Anyone who’s walked the Camino will know this – after you return home, weeks and months and possible years later, you get flashes of moments during your pilgrimage that, at the time, seemed inconsequential. Yet later, those moments take on new meaning.
That happened to me just now.
I remember walking out of Ciraqui early one morning, before sunrise. It was at a stage in the walk where I was in enormous pain from my knee. I was walking along a very narrow track, studded with rocks. An old Roman track. And each step hurt like hell, because I was treading on these big clumps of rock.
Because it was dark still, I had my headlamp on, and I could only see a short distance in front of me. But it seemed that this track just went on and on… It wasn’t going to end soon.
But then on the edge of the lamp’s throw I thought I saw a track running parallel. A paved track. There was brush in between though, and a big ditch, and I couldn’t quite see it clearly. I certainly couldn’t get to it.
I kept walking on this hard and difficult rock strewn track. That’s where the yellow arrows had pointed me, and they were still there, letting me know I was going the right way.
But still every now and then I got a glimpse of this level paved track on the other side of the brush and the ditch.
I finally found a gap in the brush and I climbed the ditch, and looked ahead of me. The track was paved. It was level, and it seemed to be running parallel to the rocky path.
But there were no yellow arrows.
I was worried that it might veer off and lead in the wrong direction, and then I’d have to back track.
So I went back through the gap in the brush and continued on the hard and difficult way. Each step excruciating because of my knee.

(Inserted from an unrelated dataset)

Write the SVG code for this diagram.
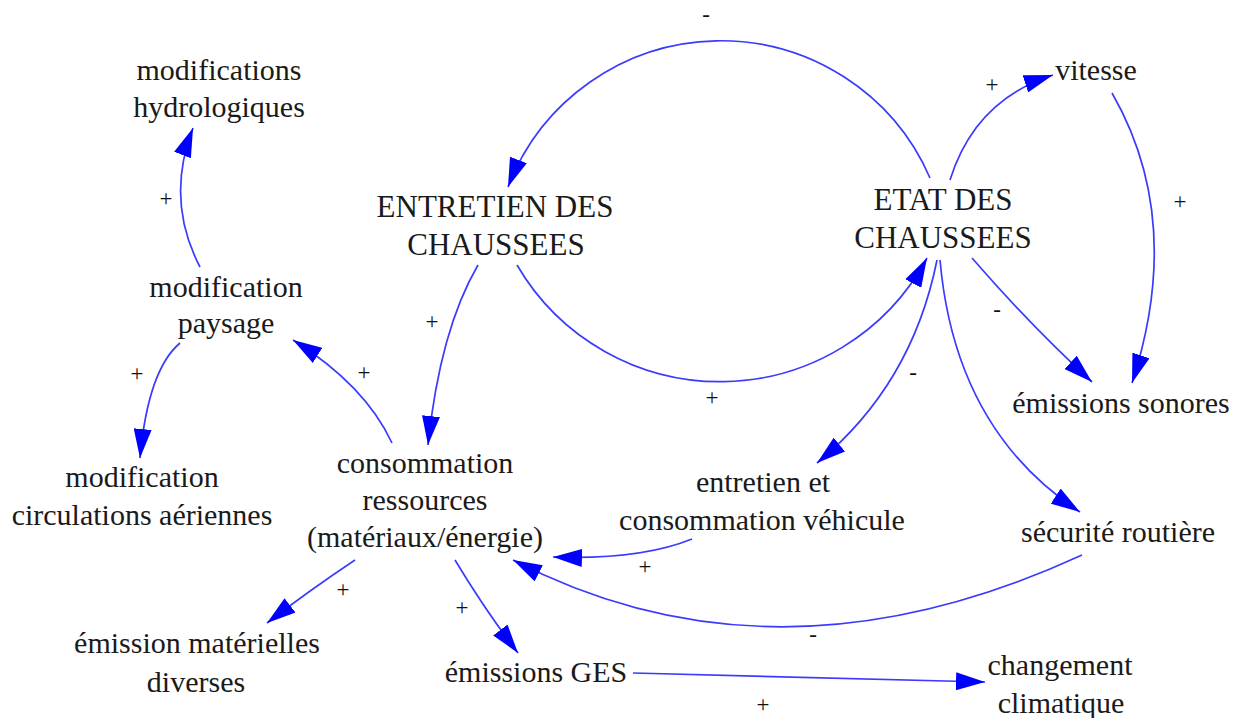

Finally, I thought: This is really stupid. The clear path must be a new path. It must be part of the Camino. So I found a way through the brush. over the ditch, and I began walking on the paved track.
Immediately my knee felt better. And I began to walk with greater ease.
After about a kilometre or so I saw a yellow arrow. It had been a new path, and it was the Camino, and all that time I’d been trudging along the rocky difficult path.
So this morning, it came to me out of the blue, (my PGS!) how like life that was.
We spend all our time struggling through difficulty, hauling ourselves painfully along a particular path because we believe that’s the right way to go – that’s the way we’ve been directed to go. And yet right beside us, within our sight, is a clear level path that we can travel on, without pain and difficulty.
But to get there, we have to believe.
And we have to overcome our fear.
(Sometime after my Camino, it’s still reaching into my soul and teaching me.)